DATA SHOWN start

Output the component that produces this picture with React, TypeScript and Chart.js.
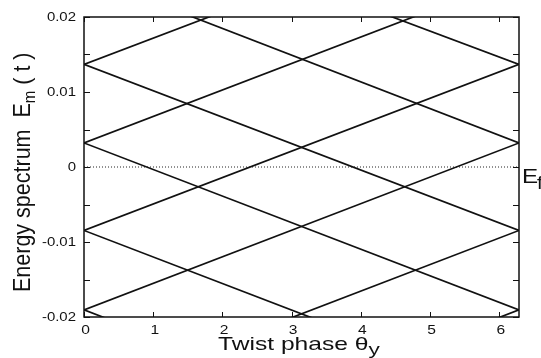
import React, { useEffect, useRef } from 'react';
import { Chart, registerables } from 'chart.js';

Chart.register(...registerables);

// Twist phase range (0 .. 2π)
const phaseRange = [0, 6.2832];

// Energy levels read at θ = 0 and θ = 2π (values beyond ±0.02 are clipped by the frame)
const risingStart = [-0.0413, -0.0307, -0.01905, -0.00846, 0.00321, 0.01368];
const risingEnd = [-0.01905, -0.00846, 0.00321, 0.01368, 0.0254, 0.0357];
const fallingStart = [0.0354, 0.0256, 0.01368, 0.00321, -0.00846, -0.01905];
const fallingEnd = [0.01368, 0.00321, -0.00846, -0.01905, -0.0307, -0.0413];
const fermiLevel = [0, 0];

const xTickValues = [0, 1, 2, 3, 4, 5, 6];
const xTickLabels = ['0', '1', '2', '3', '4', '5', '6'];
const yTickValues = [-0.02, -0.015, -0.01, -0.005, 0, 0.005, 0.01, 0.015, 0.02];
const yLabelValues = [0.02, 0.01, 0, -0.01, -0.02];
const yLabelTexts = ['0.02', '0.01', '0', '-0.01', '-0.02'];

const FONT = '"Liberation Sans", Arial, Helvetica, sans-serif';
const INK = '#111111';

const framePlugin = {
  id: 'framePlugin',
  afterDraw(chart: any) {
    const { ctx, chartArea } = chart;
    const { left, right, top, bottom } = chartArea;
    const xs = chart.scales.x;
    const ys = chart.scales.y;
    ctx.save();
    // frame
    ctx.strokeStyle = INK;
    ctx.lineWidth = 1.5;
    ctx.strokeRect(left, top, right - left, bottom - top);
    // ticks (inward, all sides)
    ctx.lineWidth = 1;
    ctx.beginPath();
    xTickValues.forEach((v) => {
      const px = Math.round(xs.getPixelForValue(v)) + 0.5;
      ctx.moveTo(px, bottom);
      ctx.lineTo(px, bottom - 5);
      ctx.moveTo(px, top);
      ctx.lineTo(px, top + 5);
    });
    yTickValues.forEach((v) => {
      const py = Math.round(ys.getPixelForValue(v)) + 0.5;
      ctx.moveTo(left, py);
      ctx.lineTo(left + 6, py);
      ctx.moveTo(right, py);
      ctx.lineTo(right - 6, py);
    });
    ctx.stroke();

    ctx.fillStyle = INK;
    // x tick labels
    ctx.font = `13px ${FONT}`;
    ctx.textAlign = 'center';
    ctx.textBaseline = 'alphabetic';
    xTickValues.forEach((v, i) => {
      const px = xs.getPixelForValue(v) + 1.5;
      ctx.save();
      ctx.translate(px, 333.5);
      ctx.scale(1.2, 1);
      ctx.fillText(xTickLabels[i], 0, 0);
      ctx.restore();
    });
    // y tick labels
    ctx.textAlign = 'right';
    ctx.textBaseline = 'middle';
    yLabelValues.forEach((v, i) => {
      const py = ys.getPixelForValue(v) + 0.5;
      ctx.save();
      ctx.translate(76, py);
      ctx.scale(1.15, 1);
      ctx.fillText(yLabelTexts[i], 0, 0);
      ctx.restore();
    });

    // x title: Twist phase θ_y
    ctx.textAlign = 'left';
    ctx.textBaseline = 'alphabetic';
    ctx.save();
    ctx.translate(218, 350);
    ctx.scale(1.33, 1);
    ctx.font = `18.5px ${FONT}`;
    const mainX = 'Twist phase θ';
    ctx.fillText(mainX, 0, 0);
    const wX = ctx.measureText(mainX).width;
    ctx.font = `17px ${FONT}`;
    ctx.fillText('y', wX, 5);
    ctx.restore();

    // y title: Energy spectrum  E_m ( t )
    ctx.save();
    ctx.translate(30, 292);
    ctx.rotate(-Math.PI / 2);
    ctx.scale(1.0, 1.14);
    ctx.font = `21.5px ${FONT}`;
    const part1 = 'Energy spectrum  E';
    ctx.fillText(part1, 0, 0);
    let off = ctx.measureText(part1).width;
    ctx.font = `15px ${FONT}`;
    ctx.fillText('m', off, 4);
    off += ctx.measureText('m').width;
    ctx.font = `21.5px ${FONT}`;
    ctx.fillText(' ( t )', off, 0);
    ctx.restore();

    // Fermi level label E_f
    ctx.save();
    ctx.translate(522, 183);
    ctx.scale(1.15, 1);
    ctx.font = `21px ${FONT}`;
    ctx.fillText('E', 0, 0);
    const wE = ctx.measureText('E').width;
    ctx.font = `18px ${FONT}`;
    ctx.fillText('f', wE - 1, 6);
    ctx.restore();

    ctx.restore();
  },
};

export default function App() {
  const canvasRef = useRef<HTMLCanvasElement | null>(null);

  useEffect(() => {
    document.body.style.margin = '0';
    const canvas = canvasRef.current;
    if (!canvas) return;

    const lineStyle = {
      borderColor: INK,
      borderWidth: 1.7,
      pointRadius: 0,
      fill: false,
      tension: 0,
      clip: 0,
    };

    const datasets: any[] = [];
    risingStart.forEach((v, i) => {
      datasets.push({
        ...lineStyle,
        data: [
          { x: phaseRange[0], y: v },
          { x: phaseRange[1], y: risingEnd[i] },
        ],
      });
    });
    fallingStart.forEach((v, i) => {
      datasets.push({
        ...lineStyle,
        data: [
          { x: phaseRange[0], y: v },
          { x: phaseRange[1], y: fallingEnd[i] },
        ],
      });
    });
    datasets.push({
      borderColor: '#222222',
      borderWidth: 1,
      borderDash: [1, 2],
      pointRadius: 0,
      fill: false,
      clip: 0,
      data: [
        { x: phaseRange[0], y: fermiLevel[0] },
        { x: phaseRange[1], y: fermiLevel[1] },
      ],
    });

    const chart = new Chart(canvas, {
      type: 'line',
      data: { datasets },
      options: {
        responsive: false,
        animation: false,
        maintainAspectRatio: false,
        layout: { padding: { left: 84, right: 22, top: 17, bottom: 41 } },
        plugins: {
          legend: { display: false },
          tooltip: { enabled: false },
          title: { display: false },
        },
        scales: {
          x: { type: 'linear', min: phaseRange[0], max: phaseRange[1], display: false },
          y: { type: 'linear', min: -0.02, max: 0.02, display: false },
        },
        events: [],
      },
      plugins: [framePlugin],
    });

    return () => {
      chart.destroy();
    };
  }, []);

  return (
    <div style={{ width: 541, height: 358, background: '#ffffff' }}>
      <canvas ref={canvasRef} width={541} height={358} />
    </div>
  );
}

DATA SHOWN end

## PROMPT
Starting at the top of the listing above, reproduce each line up to and including the one with "const phaseRange = [0, 6.2832];"; omit the pictures.

## REPLY
Output the component that produces this picture with React, TypeScript and Chart.js.
import React, { useEffect, useRef } from 'react';
import { Chart, registerables } from 'chart.js';

Chart.register(...registerables);

// Twist phase range (0 .. 2π)
const phaseRange = [0, 6.2832];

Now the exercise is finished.